Prevent cascading failures by timing out slow requests:

import requests

# Set aggressive timeouts to prevent waiting too long
response = requests.get(
    'https://api.external-service.com/data',
    timeout=(3, 10)  # 3s connect, 10s read
)

Implement Circuit Breakers

Fail fast when dependencies are slow:

from circuitbreaker import circuit

@circuit(failure_threshold=5, recovery_timeout=60)
def call_external_api():
    # If this fails 5 times, circuit opens
    # and subsequent calls fail immediately
    return requests.get('https://external-api.com/data')

P99 vs P95 vs P50

Different percentiles tell different stories:

P50 (Median): The typical user experience. Half of users see better, half see worse.

P95: Good for understanding "most" users. 19 out of 20 users have this experience or better.

P99: Shows the worst regular experience. 99 out of 100 users are faster than this.

P99.9: Catches rare but severe outliers. 999 out of 1000 users are faster.

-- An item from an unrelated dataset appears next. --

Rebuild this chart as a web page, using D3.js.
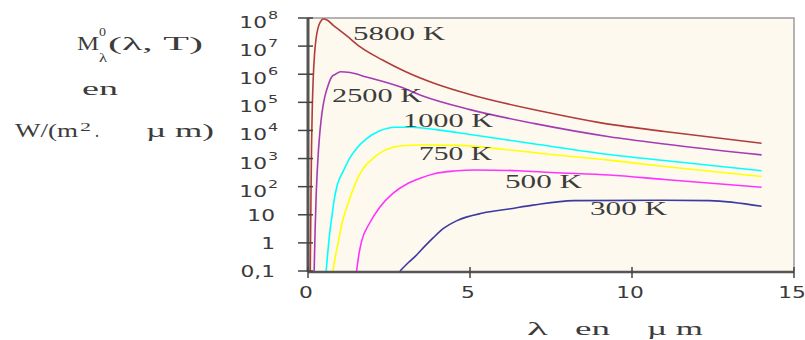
<!DOCTYPE html>
<html>
<head>
<meta charset="utf-8">
<script src="https://cdn.jsdelivr.net/npm/d3@7"></script>
<style>
  body { margin: 0; background: #fff; }
  svg { display: block; }
  .serif { font-family: 'Liberation Serif', 'Times New Roman', serif; fill: #3c3c3c; }
  .sans { font-family: 'DejaVu Sans', Verdana, sans-serif; fill: #3a3a3a; }
</style>
</head>
<body>
<div id="app"></div>
<script>
// wavelength (µm) and exitance W/(m2.µm), one list per temperature
const t5800 = [[0.07, 0.1], [0.09, 30], [0.11, 3e3], [0.13, 5e4], [0.16, 6.6e5], [0.2, 4.8e6], [0.25, 1.9e7], [0.3, 4e7], [0.38, 7.2e7], [0.47, 9.2e7], [0.6, 8.3e7], [0.77, 5.6e7], [1, 3.5e7], [1.2, 2.3e7], [1.6, 9.6e6], [2.3, 3.2e6], [3, 1.25e6], [4, 4.3e5], [5, 1.9e5], [7.25, 4.7e4], [9, 1.9e4], [11, 9.2e3], [14, 3.5e3]];
const t2500 = [[0.19, 0.1], [0.22, 3], [0.25, 40], [0.3, 720], [0.35, 5.2e3], [0.4, 2.1e4], [0.46, 7e4], [0.52, 1.6e5], [0.6, 3.4e5], [0.73, 8e5], [0.85, 1.0e6], [1.0, 1.23e6], [1.3, 1.15e6], [1.8, 8e5], [2.84, 3.6e5], [3.5, 1.75e5], [5, 5.5e4], [7, 1.75e4], [9.3, 6e3], [11, 3.3e3], [14, 1.35e3]];
const t1000 = [[0.56, 0.1], [0.62, 0.6], [0.68, 2.8], [0.74, 9], [0.8, 30], [0.9, 110], [1.1, 380], [1.3, 1100], [1.5, 2300], [1.8, 5000], [2.2, 9500], [2.7, 1.3e4], [3.2, 1.3e4], [4, 1.05e4], [5, 7.2e3], [7, 3.3e3], [9.3, 1.4e3], [11, 850], [14, 370]];
const t750 = [[0.77, 0.1], [0.85, 0.35], [0.93, 1], [1.05, 5], [1.2, 19], [1.35, 60], [1.55, 220], [1.75, 520], [2, 1000], [2.3, 1800], [2.62, 2500], [3, 2900], [3.5, 3050], [4.7, 2950], [6, 2150], [7.5, 1400], [9.3, 880], [11, 520], [14, 230]];
const t500 = [[1.5, 0.1], [1.58, 0.45], [1.66, 1.2], [1.9, 5], [2.22, 19], [2.62, 58], [3.05, 125], [3.46, 200], [3.9, 290], [4.5, 360], [5.2, 390], [6.5, 370], [7.5, 320], [9.3, 260], [11, 180], [14, 95]];
const t300 = [[2.84, 0.1], [3.1, 0.2], [3.36, 0.38], [3.6, 0.75], [3.86, 1.5], [4.17, 3.2], [4.6, 6.2], [5.4, 11.5], [6.2, 16], [6.94, 22], [8.2, 32], [11, 33], [12.4, 32], [14, 20]];

const curveLabels = ['5800 K', '2500 K', '1000 K', '750 K', '500 K', '300 K'];
const curveColors = ['#b03c3c', '#a43cb4', '#00ffff', '#ffff00', '#ff33ff', '#3a3aa0'];

const xTickValues = [0, 5, 10, 15];
const xTickLabels = ['0', '5', '10', '15'];
const yTickValues = [0.1, 1, 10, 1e2, 1e3, 1e4, 1e5, 1e6, 1e7, 1e8];
const yTickBases = ['0,1', '1', '10', '10', '10', '10', '10', '10', '10', '10'];
const yTickExps = ['', '', '', '2', '3', '4', '5', '6', '7', '8'];

const W = 805, H = 340;
const plotLeft = 308, plotRight = 794, plotTop = 18, plotBottom = 271;

const svg = d3.select('div#app')
	.append('svg')
	.attr('width', W)
	.attr('height', H);

const x = d3.scaleLinear().domain([0, 15]).range([plotLeft, plotRight]);
const y = d3.scaleLog().domain([0.1, 1e8]).range([plotBottom, plotTop]);

// plot area
svg.append('rect')
	.attr('x', plotLeft).attr('y', plotTop)
	.attr('width', plotRight - plotLeft).attr('height', plotBottom - plotTop)
	.attr('fill', '#fef9ef');

svg.append('path')
	.attr('d', `M${plotLeft},${plotTop}H${plotRight}V${plotBottom}`)
	.attr('fill', 'none')
	.attr('stroke', '#9c9c9c')
	.attr('stroke-width', 1.5);

svg.append('clipPath').attr('id', 'clip')
	.append('rect')
	.attr('x', plotLeft).attr('y', plotTop - 2)
	.attr('width', plotRight - plotLeft).attr('height', plotBottom - plotTop + 2);

// curves
const series = [t5800, t2500, t1000, t750, t500, t300];
const line = d3.line()
	.x((d) => x(d[0]))
	.y((d) => y(d[1]))
	.curve(d3.curveMonotoneX);

svg.append('g')
	.attr('clip-path', 'url(#clip)')
	.selectAll('path')
	.data(series)
	.join('path')
	.attr('d', line)
	.attr('fill', 'none')
	.attr('stroke', (d, i) => curveColors[i])
	.attr('stroke-width', 1.6);

// axes lines
svg.append('line')
	.attr('x1', plotLeft).attr('x2', plotLeft)
	.attr('y1', plotTop).attr('y2', plotBottom + 1)
	.attr('stroke', '#555').attr('stroke-width', 3);
svg.append('line')
	.attr('x1', plotLeft).attr('x2', plotRight)
	.attr('y1', plotBottom + 1).attr('y2', plotBottom + 1)
	.attr('stroke', '#555').attr('stroke-width', 2.5);

// y ticks
svg.append('g')
	.selectAll('line')
	.data(yTickValues)
	.join('line')
	.attr('x1', 298).attr('x2', 313)
	.attr('y1', (d) => y(d)).attr('y2', (d) => y(d))
	.attr('stroke', '#444').attr('stroke-width', 1.5);

// x ticks
svg.append('g')
	.selectAll('line')
	.data(xTickValues)
	.join('line')
	.attr('x1', (d) => x(d)).attr('x2', (d) => x(d))
	.attr('y1', 267).attr('y2', 278)
	.attr('stroke', '#444').attr('stroke-width', 1.5);

// stretched text helper (the picture is widened horizontally)
const stretched = (g, cls, size, sx, px, py, anchor, str) =>
	g.append('text')
		.attr('class', cls)
		.attr('font-size', size)
		.attr('text-anchor', anchor)
		.attr('transform', `translate(${px},${py}) scale(${sx},1)`)
		.text(str);

const yLab = svg.append('g');
yTickValues.forEach((v, i) => {
	const ty = y(v);
	if (yTickExps[i]) {
		stretched(yLab, 'sans', 15, 1.45, 267, ty + 10, 'end', yTickBases[i]);
		stretched(yLab, 'sans', 11, 1.45, 268, ty + 1, 'start', yTickExps[i]);
	} else {
		stretched(yLab, 'sans', 15, 1.45, 275, ty + 6, 'end', yTickBases[i]);
	}
});

const xLab = svg.append('g');
xTickValues.forEach((v, i) => {
	stretched(xLab, 'sans', 15, 1.45, x(v) - 2, 298, 'middle', xTickLabels[i]);
});

// fixed-width serif text
const fitted = (str, px, py, size, len) =>
	svg.append('text')
		.attr('class', 'serif')
		.attr('x', px).attr('y', py)
		.attr('font-size', size)
		.attr('textLength', len)
		.attr('lengthAdjust', 'spacingAndGlyphs')
		.text(str);

// curve labels
const labelPos = [[353, 40, 92], [332, 102, 90], [403, 127, 90], [419, 160, 73], [505, 188, 77], [590, 215, 77]];
curveLabels.forEach((s, i) => fitted(s, labelPos[i][0], labelPos[i][1], 18, labelPos[i][2]));

// y axis title
fitted('M', 77, 50, 19, 22);
fitted('0', 99, 36, 12, 7);
fitted('λ', 99, 62, 12, 8);
fitted('(λ, T)', 108, 50, 18, 95);
fitted('en', 82, 95, 18, 36);
fitted('W/(m', 15, 137, 18, 63);
fitted('2', 80, 131, 13, 11);
fitted('.', 95, 137, 18, 4);
fitted('µ m)', 146, 137, 18, 68);

// x axis title
fitted('λ', 527, 335, 18, 21);
fitted('en', 575, 335, 18, 35);
fitted('µ m', 647, 335, 18, 56);
</script>
</body>
</html>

At high traffic volumes, you might care about P99.9 or even P99.99:

1 million requests/day:
- P99 affects 10,000 requests
- P99.9 affects 1,000 requests
- P99.99 affects 100 requests

Monitoring P99 in Your Stack

Application Level

import time
from collections import deque

class LatencyTracker:
    def __init__(self, window_size=1000):
        self.latencies = deque(maxlen=window_size)

    def record(self, latency_ms):
        self.latencies.append(latency_ms)

    def get_p99(self):
        if not self.latencies:
            return 0
        sorted_latencies = sorted(self.latencies)
        index = int(len(sorted_latencies) * 0.99)
        return sorted_latencies[index]

tracker = LatencyTracker()

@app.route('/api/data')
def get_data():
    start = time.time()
    result = fetch_data()
    latency = (time.time() - start) * 1000
    tracker.record(latency)
    return result

Infrastructure Level

Use your monitoring platform to track percentiles across services:

# Datadog dashboard configuration
widgets:
  - title: "API Latency Percentiles"
    type: timeseries
    queries:
      - metric: "trace.web.request.duration"
        aggregator: "percentile"
        percentiles: [50, 95, 99, 99.9]

P99 latency is one of the most important metrics for understanding real user experience. While averages can hide problems, P99 reveals the worst experiences your users regularly encounter. By monitoring and optimizing P99, you build systems that perform well not just on average, but consistently for all users.

Published: 2025-03-12|Last updated: 2025-03-12T14:00:00Z